--- start of Data listing ---

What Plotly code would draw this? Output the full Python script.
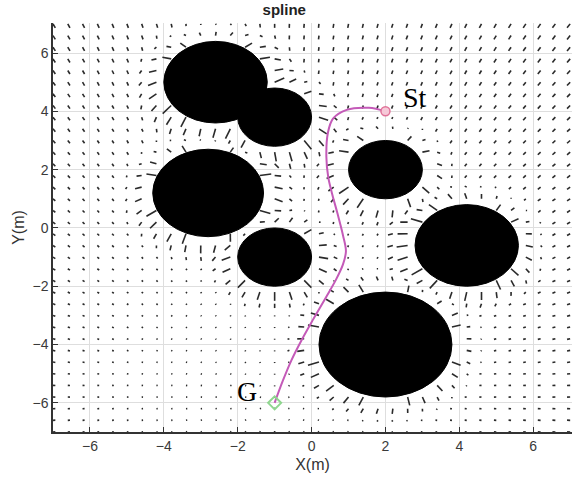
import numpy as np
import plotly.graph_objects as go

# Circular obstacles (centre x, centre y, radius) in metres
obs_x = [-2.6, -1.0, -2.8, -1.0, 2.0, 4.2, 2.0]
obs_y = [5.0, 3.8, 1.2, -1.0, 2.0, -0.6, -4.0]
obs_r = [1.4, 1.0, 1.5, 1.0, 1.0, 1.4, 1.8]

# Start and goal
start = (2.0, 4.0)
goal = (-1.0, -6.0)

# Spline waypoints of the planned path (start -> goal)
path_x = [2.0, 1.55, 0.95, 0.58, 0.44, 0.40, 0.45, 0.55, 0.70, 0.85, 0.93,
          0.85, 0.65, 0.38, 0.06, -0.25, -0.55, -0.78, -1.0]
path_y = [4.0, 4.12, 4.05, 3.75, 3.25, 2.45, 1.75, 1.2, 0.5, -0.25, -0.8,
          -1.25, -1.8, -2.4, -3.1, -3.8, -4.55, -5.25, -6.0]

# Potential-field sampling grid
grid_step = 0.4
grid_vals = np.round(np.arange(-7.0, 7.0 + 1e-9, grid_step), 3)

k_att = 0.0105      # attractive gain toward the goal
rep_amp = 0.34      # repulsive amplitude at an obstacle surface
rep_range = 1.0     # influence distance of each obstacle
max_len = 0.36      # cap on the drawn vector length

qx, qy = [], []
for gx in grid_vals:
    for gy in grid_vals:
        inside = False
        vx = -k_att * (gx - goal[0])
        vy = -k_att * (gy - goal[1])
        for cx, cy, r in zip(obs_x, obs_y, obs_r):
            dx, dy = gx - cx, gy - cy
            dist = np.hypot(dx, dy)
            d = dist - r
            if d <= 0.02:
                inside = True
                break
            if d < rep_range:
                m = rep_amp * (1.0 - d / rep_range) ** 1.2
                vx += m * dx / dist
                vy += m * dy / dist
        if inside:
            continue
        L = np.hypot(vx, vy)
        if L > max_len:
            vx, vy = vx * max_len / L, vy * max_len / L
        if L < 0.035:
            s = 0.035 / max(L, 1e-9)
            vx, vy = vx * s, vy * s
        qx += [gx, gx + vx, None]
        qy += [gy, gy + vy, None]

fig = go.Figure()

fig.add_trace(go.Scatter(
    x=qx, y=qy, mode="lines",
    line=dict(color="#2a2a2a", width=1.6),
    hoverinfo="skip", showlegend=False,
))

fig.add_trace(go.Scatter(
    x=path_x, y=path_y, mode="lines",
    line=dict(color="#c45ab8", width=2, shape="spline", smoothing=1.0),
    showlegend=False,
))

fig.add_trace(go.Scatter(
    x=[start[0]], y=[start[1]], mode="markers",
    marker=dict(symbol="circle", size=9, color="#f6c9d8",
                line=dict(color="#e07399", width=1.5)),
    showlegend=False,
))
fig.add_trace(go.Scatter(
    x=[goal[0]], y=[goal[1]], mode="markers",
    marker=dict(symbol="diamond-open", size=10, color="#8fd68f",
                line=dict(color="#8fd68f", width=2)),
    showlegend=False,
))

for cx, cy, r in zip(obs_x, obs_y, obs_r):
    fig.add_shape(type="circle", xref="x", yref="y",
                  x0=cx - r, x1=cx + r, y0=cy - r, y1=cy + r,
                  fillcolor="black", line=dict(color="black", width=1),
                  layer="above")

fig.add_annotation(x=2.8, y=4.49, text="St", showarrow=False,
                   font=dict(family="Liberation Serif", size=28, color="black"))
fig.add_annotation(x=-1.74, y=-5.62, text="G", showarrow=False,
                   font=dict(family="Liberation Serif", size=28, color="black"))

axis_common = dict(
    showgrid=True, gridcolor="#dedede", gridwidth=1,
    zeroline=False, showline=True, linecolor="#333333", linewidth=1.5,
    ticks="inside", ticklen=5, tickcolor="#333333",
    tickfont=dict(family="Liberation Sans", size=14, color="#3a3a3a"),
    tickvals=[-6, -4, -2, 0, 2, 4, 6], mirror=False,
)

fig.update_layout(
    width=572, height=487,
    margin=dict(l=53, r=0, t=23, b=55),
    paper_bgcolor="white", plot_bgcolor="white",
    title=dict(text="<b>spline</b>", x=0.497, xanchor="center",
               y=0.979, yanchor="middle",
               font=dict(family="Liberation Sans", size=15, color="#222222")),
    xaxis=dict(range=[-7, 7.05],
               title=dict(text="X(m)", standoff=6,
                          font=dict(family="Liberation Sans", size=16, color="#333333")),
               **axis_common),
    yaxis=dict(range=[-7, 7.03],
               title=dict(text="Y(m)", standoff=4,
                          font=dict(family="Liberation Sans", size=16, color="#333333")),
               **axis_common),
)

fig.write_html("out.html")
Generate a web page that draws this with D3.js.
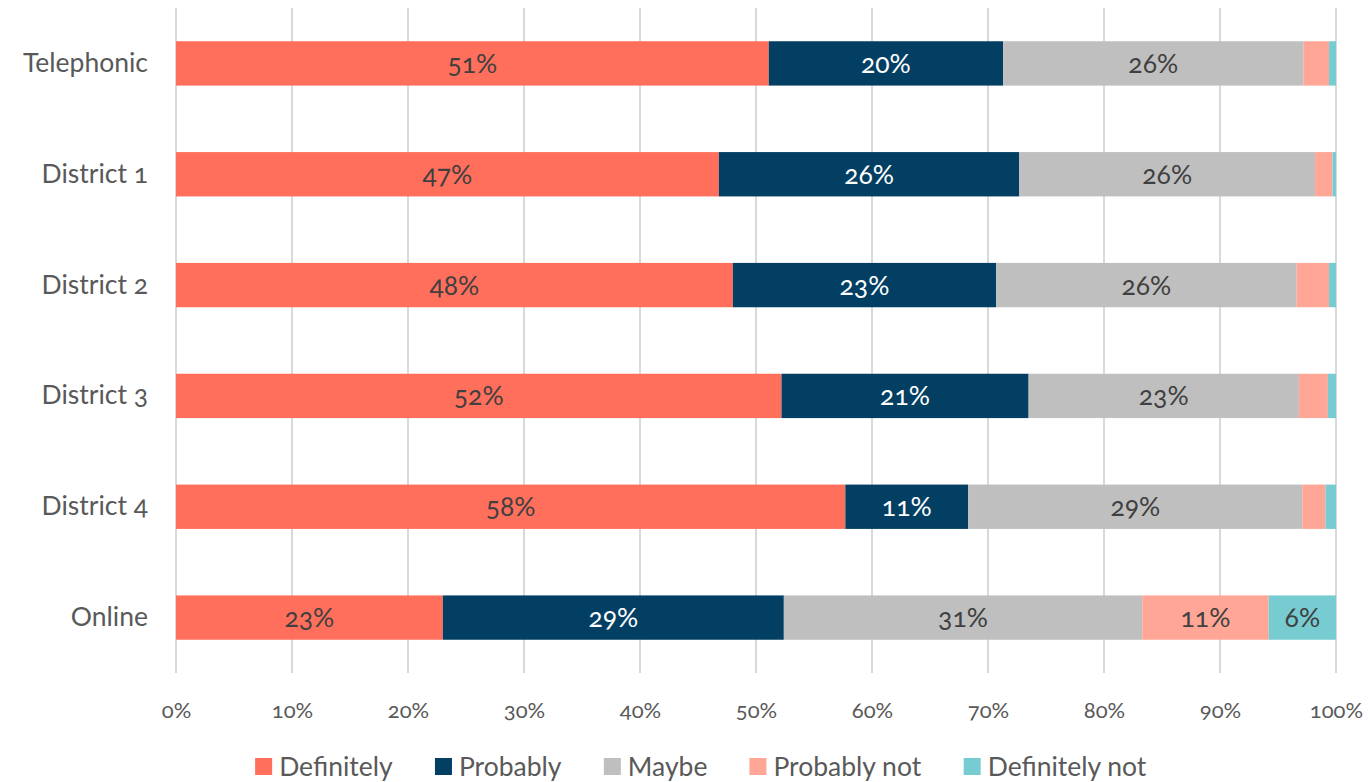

--- end of Data listing ---
--- start of Data listing ---

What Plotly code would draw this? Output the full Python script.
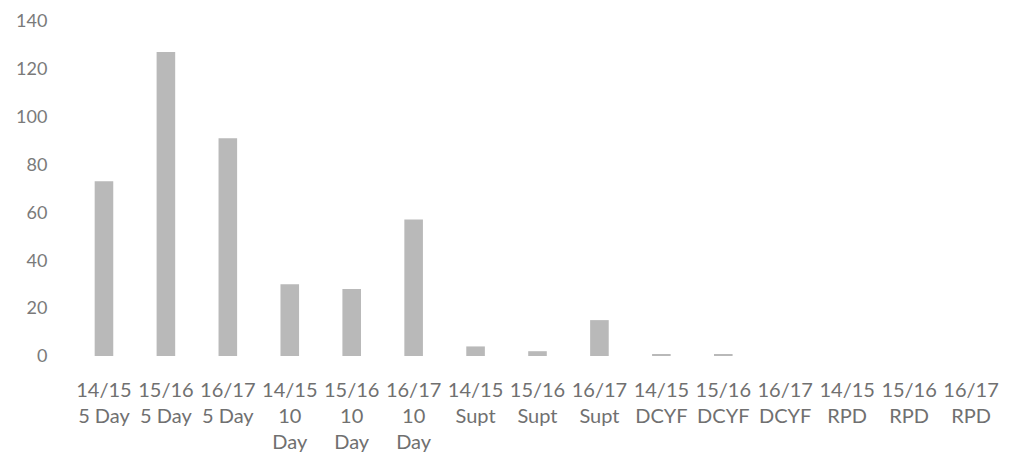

--- end of Data listing ---
--- start of Data listing ---

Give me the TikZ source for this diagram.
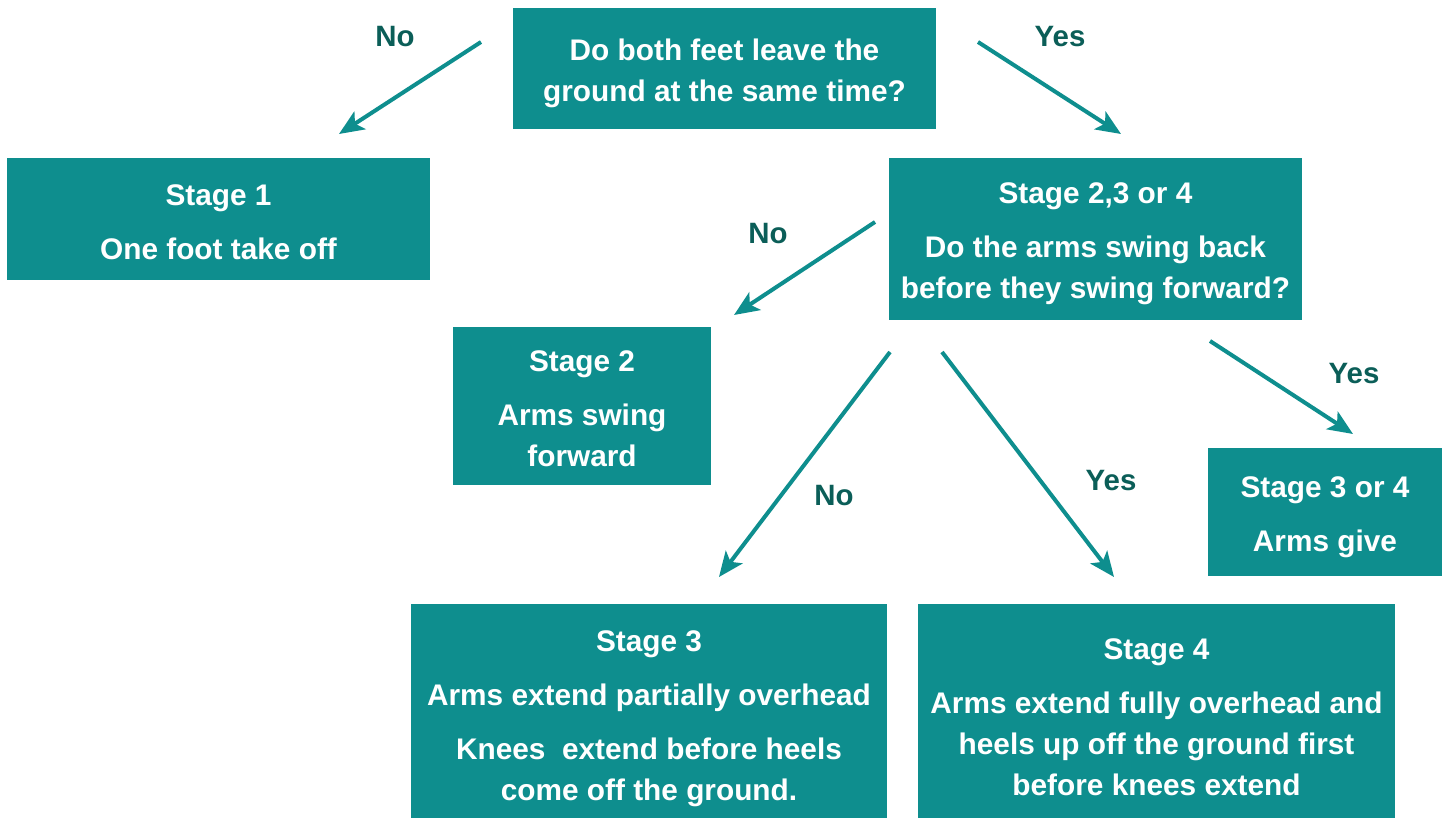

--- end of Data listing ---

Locate the word "this" in the entries, and copy every line where it is found.

What Plotly code would draw this? Output the full Python script.
Generate a web page that draws this with D3.js.
What Plotly code would draw this? Output the full Python script.
Give me the TikZ source for this diagram.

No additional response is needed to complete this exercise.